■ **DO THIS**
Each line below should be reproduced without any alteration.

■ **DATA PROVIDED**
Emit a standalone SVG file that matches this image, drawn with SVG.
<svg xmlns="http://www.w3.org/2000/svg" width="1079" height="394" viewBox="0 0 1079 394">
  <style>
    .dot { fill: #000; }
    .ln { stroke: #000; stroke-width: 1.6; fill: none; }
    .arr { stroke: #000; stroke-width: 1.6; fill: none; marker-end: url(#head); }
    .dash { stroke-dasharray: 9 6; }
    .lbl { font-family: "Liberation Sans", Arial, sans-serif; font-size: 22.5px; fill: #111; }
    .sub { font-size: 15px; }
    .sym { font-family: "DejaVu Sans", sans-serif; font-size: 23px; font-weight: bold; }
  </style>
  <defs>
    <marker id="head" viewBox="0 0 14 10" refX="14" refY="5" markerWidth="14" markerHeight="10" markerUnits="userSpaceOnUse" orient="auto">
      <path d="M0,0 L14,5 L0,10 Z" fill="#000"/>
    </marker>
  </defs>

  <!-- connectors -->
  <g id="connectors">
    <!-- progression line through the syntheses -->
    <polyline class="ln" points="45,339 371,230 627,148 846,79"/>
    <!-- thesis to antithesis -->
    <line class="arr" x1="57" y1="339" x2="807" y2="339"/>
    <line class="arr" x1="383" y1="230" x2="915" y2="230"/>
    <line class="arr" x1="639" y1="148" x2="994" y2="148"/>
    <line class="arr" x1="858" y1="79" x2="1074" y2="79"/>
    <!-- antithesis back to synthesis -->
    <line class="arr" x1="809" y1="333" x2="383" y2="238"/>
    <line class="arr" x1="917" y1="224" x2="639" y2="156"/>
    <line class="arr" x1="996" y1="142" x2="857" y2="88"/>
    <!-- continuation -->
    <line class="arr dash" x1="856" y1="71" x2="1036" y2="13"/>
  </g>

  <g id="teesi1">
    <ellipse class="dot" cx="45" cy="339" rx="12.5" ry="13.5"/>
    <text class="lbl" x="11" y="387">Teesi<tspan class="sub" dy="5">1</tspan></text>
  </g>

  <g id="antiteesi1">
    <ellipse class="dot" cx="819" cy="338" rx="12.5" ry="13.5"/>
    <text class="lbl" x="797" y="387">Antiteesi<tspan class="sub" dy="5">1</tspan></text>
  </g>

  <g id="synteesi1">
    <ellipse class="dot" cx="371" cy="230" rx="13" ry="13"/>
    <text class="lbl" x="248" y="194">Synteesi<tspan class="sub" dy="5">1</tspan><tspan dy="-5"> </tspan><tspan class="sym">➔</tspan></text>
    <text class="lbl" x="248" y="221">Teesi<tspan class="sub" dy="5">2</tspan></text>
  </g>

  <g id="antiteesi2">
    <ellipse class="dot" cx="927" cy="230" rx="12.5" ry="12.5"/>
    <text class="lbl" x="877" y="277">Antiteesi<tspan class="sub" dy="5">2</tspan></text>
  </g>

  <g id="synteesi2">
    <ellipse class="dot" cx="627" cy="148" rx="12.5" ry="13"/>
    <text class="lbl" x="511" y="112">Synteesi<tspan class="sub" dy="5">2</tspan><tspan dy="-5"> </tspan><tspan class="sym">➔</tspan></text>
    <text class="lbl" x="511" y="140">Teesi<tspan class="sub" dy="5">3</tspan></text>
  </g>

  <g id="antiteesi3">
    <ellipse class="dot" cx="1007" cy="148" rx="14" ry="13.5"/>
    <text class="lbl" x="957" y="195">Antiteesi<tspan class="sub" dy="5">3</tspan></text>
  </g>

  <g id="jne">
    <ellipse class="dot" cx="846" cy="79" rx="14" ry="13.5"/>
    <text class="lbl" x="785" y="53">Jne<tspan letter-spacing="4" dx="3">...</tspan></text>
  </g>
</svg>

■ **ANSWER FOR THE TASK**
Emit a standalone SVG file that matches this image, drawn with SVG.
<svg xmlns="http://www.w3.org/2000/svg" width="1079" height="394" viewBox="0 0 1079 394">
  <style>
    .dot { fill: #000; }
    .ln { stroke: #000; stroke-width: 1.6; fill: none; }
    .arr { stroke: #000; stroke-width: 1.6; fill: none; marker-end: url(#head); }
    .dash { stroke-dasharray: 9 6; }
    .lbl { font-family: "Liberation Sans", Arial, sans-serif; font-size: 22.5px; fill: #111; }
    .sub { font-size: 15px; }
    .sym { font-family: "DejaVu Sans", sans-serif; font-size: 23px; font-weight: bold; }
  </style>
  <defs>
    <marker id="head" viewBox="0 0 14 10" refX="14" refY="5" markerWidth="14" markerHeight="10" markerUnits="userSpaceOnUse" orient="auto">
      <path d="M0,0 L14,5 L0,10 Z" fill="#000"/>
    </marker>
  </defs>

  <!-- connectors -->
  <g id="connectors">
    <!-- progression line through the syntheses -->
    <polyline class="ln" points="45,339 371,230 627,148 846,79"/>
    <!-- thesis to antithesis -->
    <line class="arr" x1="57" y1="339" x2="807" y2="339"/>
    <line class="arr" x1="383" y1="230" x2="915" y2="230"/>
    <line class="arr" x1="639" y1="148" x2="994" y2="148"/>
    <line class="arr" x1="858" y1="79" x2="1074" y2="79"/>
    <!-- antithesis back to synthesis -->
    <line class="arr" x1="809" y1="333" x2="383" y2="238"/>
    <line class="arr" x1="917" y1="224" x2="639" y2="156"/>
    <line class="arr" x1="996" y1="142" x2="857" y2="88"/>
    <!-- continuation -->
    <line class="arr dash" x1="856" y1="71" x2="1036" y2="13"/>
  </g>

  <g id="teesi1">
    <ellipse class="dot" cx="45" cy="339" rx="12.5" ry="13.5"/>
    <text class="lbl" x="11" y="387">Teesi<tspan class="sub" dy="5">1</tspan></text>
  </g>

  <g id="antiteesi1">
    <ellipse class="dot" cx="819" cy="338" rx="12.5" ry="13.5"/>
    <text class="lbl" x="797" y="387">Antiteesi<tspan class="sub" dy="5">1</tspan></text>
  </g>

  <g id="synteesi1">
    <ellipse class="dot" cx="371" cy="230" rx="13" ry="13"/>
    <text class="lbl" x="248" y="194">Synteesi<tspan class="sub" dy="5">1</tspan><tspan dy="-5"> </tspan><tspan class="sym">➔</tspan></text>
    <text class="lbl" x="248" y="221">Teesi<tspan class="sub" dy="5">2</tspan></text>
  </g>

  <g id="antiteesi2">
    <ellipse class="dot" cx="927" cy="230" rx="12.5" ry="12.5"/>
    <text class="lbl" x="877" y="277">Antiteesi<tspan class="sub" dy="5">2</tspan></text>
  </g>

  <g id="synteesi2">
    <ellipse class="dot" cx="627" cy="148" rx="12.5" ry="13"/>
    <text class="lbl" x="511" y="112">Synteesi<tspan class="sub" dy="5">2</tspan><tspan dy="-5"> </tspan><tspan class="sym">➔</tspan></text>
    <text class="lbl" x="511" y="140">Teesi<tspan class="sub" dy="5">3</tspan></text>
  </g>

  <g id="antiteesi3">
    <ellipse class="dot" cx="1007" cy="148" rx="14" ry="13.5"/>
    <text class="lbl" x="957" y="195">Antiteesi<tspan class="sub" dy="5">3</tspan></text>
  </g>

  <g id="jne">
    <ellipse class="dot" cx="846" cy="79" rx="14" ry="13.5"/>
    <text class="lbl" x="785" y="53">Jne<tspan letter-spacing="4" dx="3">...</tspan></text>
  </g>
</svg>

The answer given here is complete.